[REQUIRED WORK]
Extract each line of the data below exactly as written.

[Entries with chart source code]
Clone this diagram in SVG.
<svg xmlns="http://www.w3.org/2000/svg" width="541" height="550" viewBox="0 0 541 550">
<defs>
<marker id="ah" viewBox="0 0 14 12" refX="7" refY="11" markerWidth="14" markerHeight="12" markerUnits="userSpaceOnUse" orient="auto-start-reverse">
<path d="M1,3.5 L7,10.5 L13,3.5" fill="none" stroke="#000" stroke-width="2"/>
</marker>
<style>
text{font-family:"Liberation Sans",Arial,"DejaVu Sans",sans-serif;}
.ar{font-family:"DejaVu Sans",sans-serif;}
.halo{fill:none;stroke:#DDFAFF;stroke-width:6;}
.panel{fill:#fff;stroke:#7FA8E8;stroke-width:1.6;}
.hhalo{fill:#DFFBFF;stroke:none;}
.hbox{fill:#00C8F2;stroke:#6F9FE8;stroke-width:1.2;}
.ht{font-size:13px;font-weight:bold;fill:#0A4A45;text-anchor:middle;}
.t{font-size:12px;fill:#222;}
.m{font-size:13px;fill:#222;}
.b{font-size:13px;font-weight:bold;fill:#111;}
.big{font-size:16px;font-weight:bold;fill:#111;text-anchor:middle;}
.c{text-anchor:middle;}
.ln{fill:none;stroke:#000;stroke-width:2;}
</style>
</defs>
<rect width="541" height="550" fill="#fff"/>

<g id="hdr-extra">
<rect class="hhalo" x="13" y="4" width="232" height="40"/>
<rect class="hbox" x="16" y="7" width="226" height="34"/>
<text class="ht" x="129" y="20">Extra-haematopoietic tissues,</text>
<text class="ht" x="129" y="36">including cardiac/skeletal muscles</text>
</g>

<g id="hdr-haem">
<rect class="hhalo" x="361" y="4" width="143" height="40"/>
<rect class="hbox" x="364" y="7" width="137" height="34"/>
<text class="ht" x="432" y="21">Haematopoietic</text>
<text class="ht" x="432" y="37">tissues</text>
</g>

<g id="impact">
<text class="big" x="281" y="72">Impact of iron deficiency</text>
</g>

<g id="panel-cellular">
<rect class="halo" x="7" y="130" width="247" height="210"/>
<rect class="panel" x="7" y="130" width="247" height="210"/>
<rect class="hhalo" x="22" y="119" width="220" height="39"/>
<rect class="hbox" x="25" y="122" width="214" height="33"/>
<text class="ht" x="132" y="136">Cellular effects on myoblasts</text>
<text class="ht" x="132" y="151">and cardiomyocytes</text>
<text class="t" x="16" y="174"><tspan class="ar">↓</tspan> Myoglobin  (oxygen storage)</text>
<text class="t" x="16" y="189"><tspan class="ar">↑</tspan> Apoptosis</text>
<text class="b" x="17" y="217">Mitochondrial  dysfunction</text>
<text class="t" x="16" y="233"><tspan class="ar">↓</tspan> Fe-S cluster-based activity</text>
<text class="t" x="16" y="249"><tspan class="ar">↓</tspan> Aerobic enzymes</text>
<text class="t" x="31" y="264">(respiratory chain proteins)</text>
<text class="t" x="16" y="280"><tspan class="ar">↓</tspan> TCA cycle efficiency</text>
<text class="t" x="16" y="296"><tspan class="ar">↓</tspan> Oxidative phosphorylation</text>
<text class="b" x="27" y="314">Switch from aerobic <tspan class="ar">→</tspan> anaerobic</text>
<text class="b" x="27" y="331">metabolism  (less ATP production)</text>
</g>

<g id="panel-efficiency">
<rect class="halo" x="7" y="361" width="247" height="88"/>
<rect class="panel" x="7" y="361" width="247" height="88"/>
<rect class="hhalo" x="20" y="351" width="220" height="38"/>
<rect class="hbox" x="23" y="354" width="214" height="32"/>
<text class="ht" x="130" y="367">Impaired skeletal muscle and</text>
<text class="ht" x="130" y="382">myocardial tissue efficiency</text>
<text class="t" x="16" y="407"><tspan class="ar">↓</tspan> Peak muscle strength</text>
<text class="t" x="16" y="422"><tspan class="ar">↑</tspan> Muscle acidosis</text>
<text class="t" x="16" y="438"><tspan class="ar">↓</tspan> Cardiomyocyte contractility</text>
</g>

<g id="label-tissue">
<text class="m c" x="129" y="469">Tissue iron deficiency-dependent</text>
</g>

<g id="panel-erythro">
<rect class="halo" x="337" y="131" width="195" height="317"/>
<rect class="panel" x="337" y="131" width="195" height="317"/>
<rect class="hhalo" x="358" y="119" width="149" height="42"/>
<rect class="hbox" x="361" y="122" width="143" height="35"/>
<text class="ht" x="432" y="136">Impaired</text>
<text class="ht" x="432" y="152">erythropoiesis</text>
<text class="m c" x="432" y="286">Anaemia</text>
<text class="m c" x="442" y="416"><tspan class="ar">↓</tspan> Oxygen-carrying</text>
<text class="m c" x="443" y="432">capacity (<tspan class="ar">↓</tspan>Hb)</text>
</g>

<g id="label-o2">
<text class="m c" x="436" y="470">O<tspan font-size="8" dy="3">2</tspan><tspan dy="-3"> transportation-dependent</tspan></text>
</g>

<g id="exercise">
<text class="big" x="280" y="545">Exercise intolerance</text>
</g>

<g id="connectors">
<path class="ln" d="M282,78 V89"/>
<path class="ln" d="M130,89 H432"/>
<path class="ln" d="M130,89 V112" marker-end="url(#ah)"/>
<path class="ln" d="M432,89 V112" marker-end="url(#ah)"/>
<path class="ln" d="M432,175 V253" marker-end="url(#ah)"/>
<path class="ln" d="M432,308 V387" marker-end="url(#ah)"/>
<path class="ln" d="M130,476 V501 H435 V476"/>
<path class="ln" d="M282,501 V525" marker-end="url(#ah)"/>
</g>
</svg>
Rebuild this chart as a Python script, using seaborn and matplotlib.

[FINISHED ANSWER]
Clone this diagram in SVG.
<svg xmlns="http://www.w3.org/2000/svg" width="541" height="550" viewBox="0 0 541 550">
<defs>
<marker id="ah" viewBox="0 0 14 12" refX="7" refY="11" markerWidth="14" markerHeight="12" markerUnits="userSpaceOnUse" orient="auto-start-reverse">
<path d="M1,3.5 L7,10.5 L13,3.5" fill="none" stroke="#000" stroke-width="2"/>
</marker>
<style>
text{font-family:"Liberation Sans",Arial,"DejaVu Sans",sans-serif;}
.ar{font-family:"DejaVu Sans",sans-serif;}
.halo{fill:none;stroke:#DDFAFF;stroke-width:6;}
.panel{fill:#fff;stroke:#7FA8E8;stroke-width:1.6;}
.hhalo{fill:#DFFBFF;stroke:none;}
.hbox{fill:#00C8F2;stroke:#6F9FE8;stroke-width:1.2;}
.ht{font-size:13px;font-weight:bold;fill:#0A4A45;text-anchor:middle;}
.t{font-size:12px;fill:#222;}
.m{font-size:13px;fill:#222;}
.b{font-size:13px;font-weight:bold;fill:#111;}
.big{font-size:16px;font-weight:bold;fill:#111;text-anchor:middle;}
.c{text-anchor:middle;}
.ln{fill:none;stroke:#000;stroke-width:2;}
</style>
</defs>
<rect width="541" height="550" fill="#fff"/>

<g id="hdr-extra">
<rect class="hhalo" x="13" y="4" width="232" height="40"/>
<rect class="hbox" x="16" y="7" width="226" height="34"/>
<text class="ht" x="129" y="20">Extra-haematopoietic tissues,</text>
<text class="ht" x="129" y="36">including cardiac/skeletal muscles</text>
</g>

<g id="hdr-haem">
<rect class="hhalo" x="361" y="4" width="143" height="40"/>
<rect class="hbox" x="364" y="7" width="137" height="34"/>
<text class="ht" x="432" y="21">Haematopoietic</text>
<text class="ht" x="432" y="37">tissues</text>
</g>

<g id="impact">
<text class="big" x="281" y="72">Impact of iron deficiency</text>
</g>

<g id="panel-cellular">
<rect class="halo" x="7" y="130" width="247" height="210"/>
<rect class="panel" x="7" y="130" width="247" height="210"/>
<rect class="hhalo" x="22" y="119" width="220" height="39"/>
<rect class="hbox" x="25" y="122" width="214" height="33"/>
<text class="ht" x="132" y="136">Cellular effects on myoblasts</text>
<text class="ht" x="132" y="151">and cardiomyocytes</text>
<text class="t" x="16" y="174"><tspan class="ar">↓</tspan> Myoglobin  (oxygen storage)</text>
<text class="t" x="16" y="189"><tspan class="ar">↑</tspan> Apoptosis</text>
<text class="b" x="17" y="217">Mitochondrial  dysfunction</text>
<text class="t" x="16" y="233"><tspan class="ar">↓</tspan> Fe-S cluster-based activity</text>
<text class="t" x="16" y="249"><tspan class="ar">↓</tspan> Aerobic enzymes</text>
<text class="t" x="31" y="264">(respiratory chain proteins)</text>
<text class="t" x="16" y="280"><tspan class="ar">↓</tspan> TCA cycle efficiency</text>
<text class="t" x="16" y="296"><tspan class="ar">↓</tspan> Oxidative phosphorylation</text>
<text class="b" x="27" y="314">Switch from aerobic <tspan class="ar">→</tspan> anaerobic</text>
<text class="b" x="27" y="331">metabolism  (less ATP production)</text>
</g>

<g id="panel-efficiency">
<rect class="halo" x="7" y="361" width="247" height="88"/>
<rect class="panel" x="7" y="361" width="247" height="88"/>
<rect class="hhalo" x="20" y="351" width="220" height="38"/>
<rect class="hbox" x="23" y="354" width="214" height="32"/>
<text class="ht" x="130" y="367">Impaired skeletal muscle and</text>
<text class="ht" x="130" y="382">myocardial tissue efficiency</text>
<text class="t" x="16" y="407"><tspan class="ar">↓</tspan> Peak muscle strength</text>
<text class="t" x="16" y="422"><tspan class="ar">↑</tspan> Muscle acidosis</text>
<text class="t" x="16" y="438"><tspan class="ar">↓</tspan> Cardiomyocyte contractility</text>
</g>

<g id="label-tissue">
<text class="m c" x="129" y="469">Tissue iron deficiency-dependent</text>
</g>

<g id="panel-erythro">
<rect class="halo" x="337" y="131" width="195" height="317"/>
<rect class="panel" x="337" y="131" width="195" height="317"/>
<rect class="hhalo" x="358" y="119" width="149" height="42"/>
<rect class="hbox" x="361" y="122" width="143" height="35"/>
<text class="ht" x="432" y="136">Impaired</text>
<text class="ht" x="432" y="152">erythropoiesis</text>
<text class="m c" x="432" y="286">Anaemia</text>
<text class="m c" x="442" y="416"><tspan class="ar">↓</tspan> Oxygen-carrying</text>
<text class="m c" x="443" y="432">capacity (<tspan class="ar">↓</tspan>Hb)</text>
</g>

<g id="label-o2">
<text class="m c" x="436" y="470">O<tspan font-size="8" dy="3">2</tspan><tspan dy="-3"> transportation-dependent</tspan></text>
</g>

<g id="exercise">
<text class="big" x="280" y="545">Exercise intolerance</text>
</g>

<g id="connectors">
<path class="ln" d="M282,78 V89"/>
<path class="ln" d="M130,89 H432"/>
<path class="ln" d="M130,89 V112" marker-end="url(#ah)"/>
<path class="ln" d="M432,89 V112" marker-end="url(#ah)"/>
<path class="ln" d="M432,175 V253" marker-end="url(#ah)"/>
<path class="ln" d="M432,308 V387" marker-end="url(#ah)"/>
<path class="ln" d="M130,476 V501 H435 V476"/>
<path class="ln" d="M282,501 V525" marker-end="url(#ah)"/>
</g>
</svg>
Rebuild this chart as a Python script, using seaborn and matplotlib.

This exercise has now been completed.